Gerald G. Fuller

Gerald G. Fuller

Stanford University

Chemical Engineer
Awarded Bingham Medal 1997
Fellow, Elected 2015

Gerald G. Fuller graduated with a B.S. in Chemical Engineering from the University of Calgary in 1975. He then attended the California Institute of Technology, studying under L. Gary Leal, and graduated with an M.S. in 1977 and a Ph.D. in 1980, both in Chemical Engineering. After obtaining his PhD in 1980, he served as a visiting scientist at the Centre de Recherches sur les Macromolecules in Strasbourg, France before accepting the position of Assistant Professor of Chemical Engineering at Stanford University in 1981. He was promoted to Associate Professor in 1985 and Professor in 1990. He served as Chairman of the Department from 1996-2001 and was named as the Fletcher Jones II Professor in the Department of Chemical Engineering at Stanford University in 2006. He has held sabbatical and visiting professor positions at AT&T Bell Labs in Murray Hill, NJ (1987), Katholieke University in Leuven, Belgium (1989) as well as at EPFL in Lausanne, Switzerland (1992) and Ecole des Mines de Paris in Nice, France (1994).
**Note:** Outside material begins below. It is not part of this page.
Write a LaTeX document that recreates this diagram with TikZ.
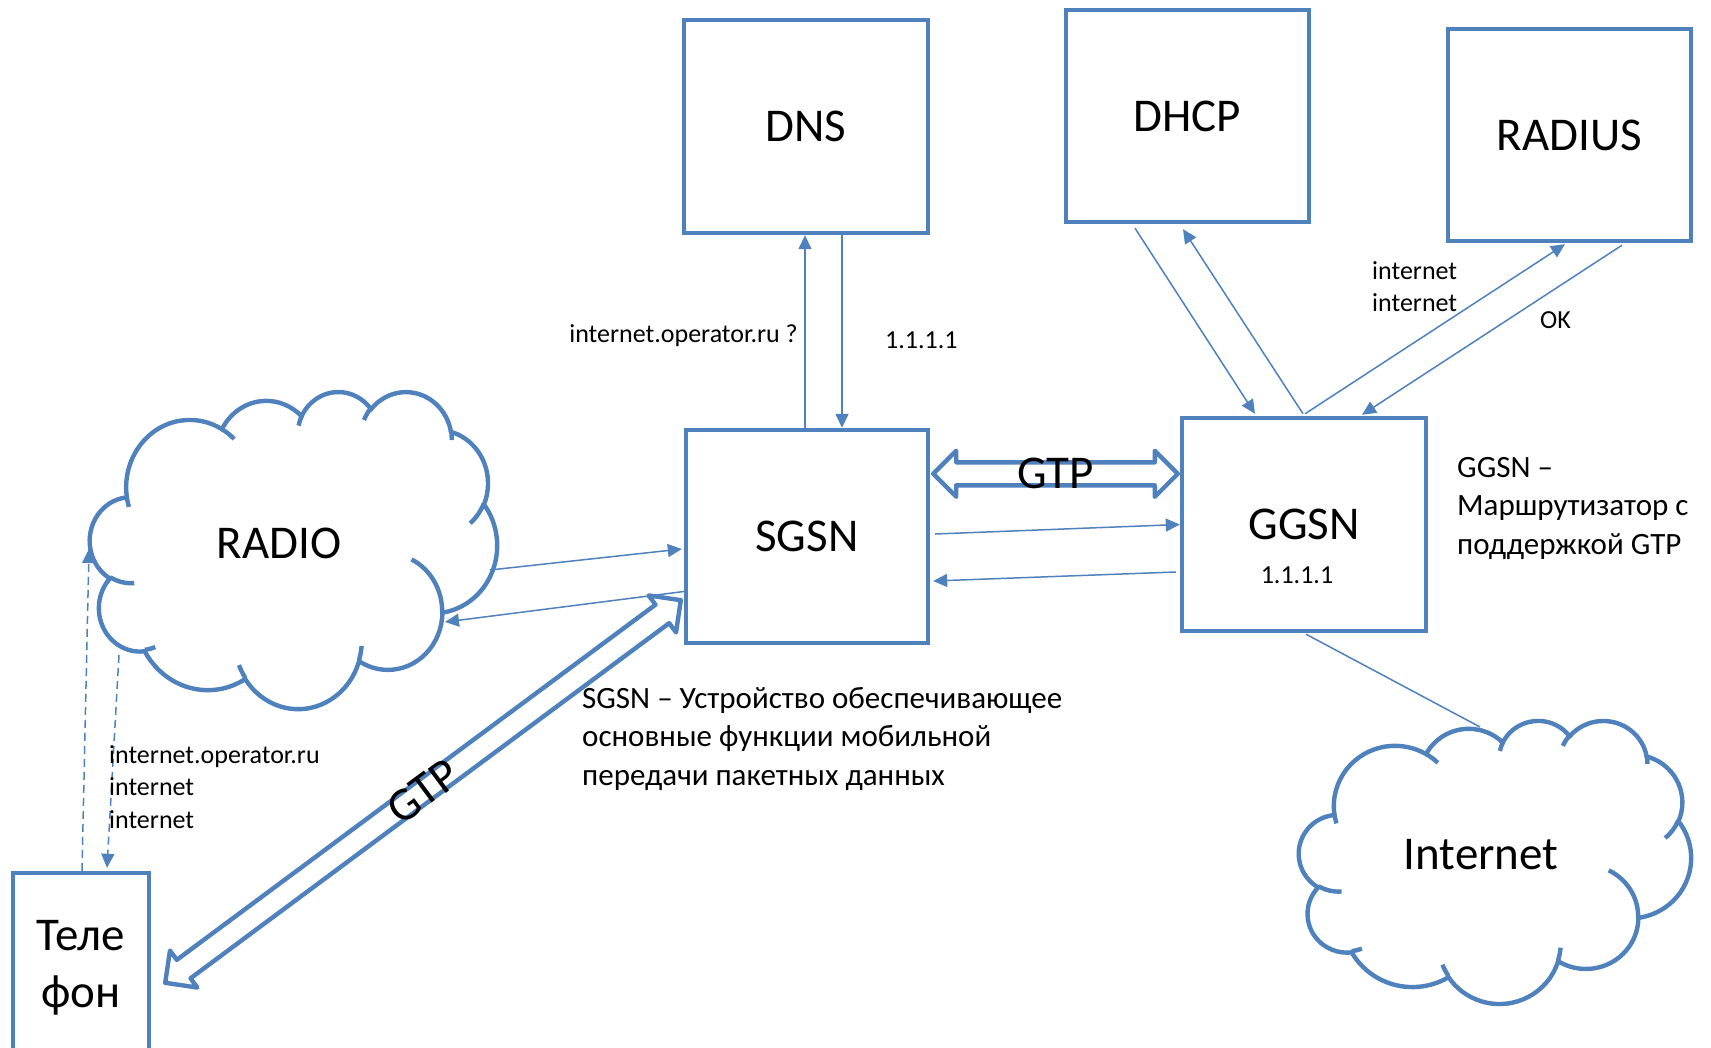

Fuller pioneered many experimental techniques in the broad area of optical rheometry, including simple, inexpensive methods for high-speed, time-resolved simultaneous measurements of extinction angle and birefringence, with analogous methods for measuring light scattering, infrared dichroism and Raman scattering. His group has clearly demonstrated the power of the various optical techniques for understanding molecular orientation of a wide variety of complex fluids and flow fields. The range of complex fluids studied is vast including linear polymer melts and solutions, gels, block copolymers, liquid crystal polymers, rodlike polymer solutions, polymer blends, emulsions, suspensions, as well as – in more recent years – complex surface flows in thin Langmuir films. These rheo-optical techniques are summarized in Fuller’s book, Optical Rheometry of Complex Fluids and two of these techniques were developed into commercial rheometers. The Rheo-Optical Analyzer measured birefringence and conservative dichroism of fluids in a variety of linear and nonlinear shear flows. The RFX Extensional Rheometer measured the birefringence and pressure drop in low-viscosity viscoelastic fluids in a uniaxial extensional flow centered between two opposing jets. He continues to lead innovations in the rheometry field through his ongoing work on interfacial rheology of complex fluids that can assemble at surfaces to form viscoelastic films.

Fuller is an elected member of the National Academy of Engineering as well as a Fellow of the American Physical Society (1993) and the American Academy of Arts and Sciences (2016). He has served the rheological community extensively through roles such as President of The Society of Rheology (1999-2001), President of the International Committee on Rheology (2008-2012), and General Secretary of the International Committee on Rheology (since 2016). Among many other honors, Fuller was awarded the NSF Presidential Young Investigator Award (1985), the Bingham Medal of The Society of Rheology (1997), The Society of Rheology Distinguished Service Award (2009), and Milton van Dyke Award from the APS Division of Fluid Mechanics (2015). He holds honorary doctoral degrees from the University of Crete (2009) and KU Leuven, Belgium (2014).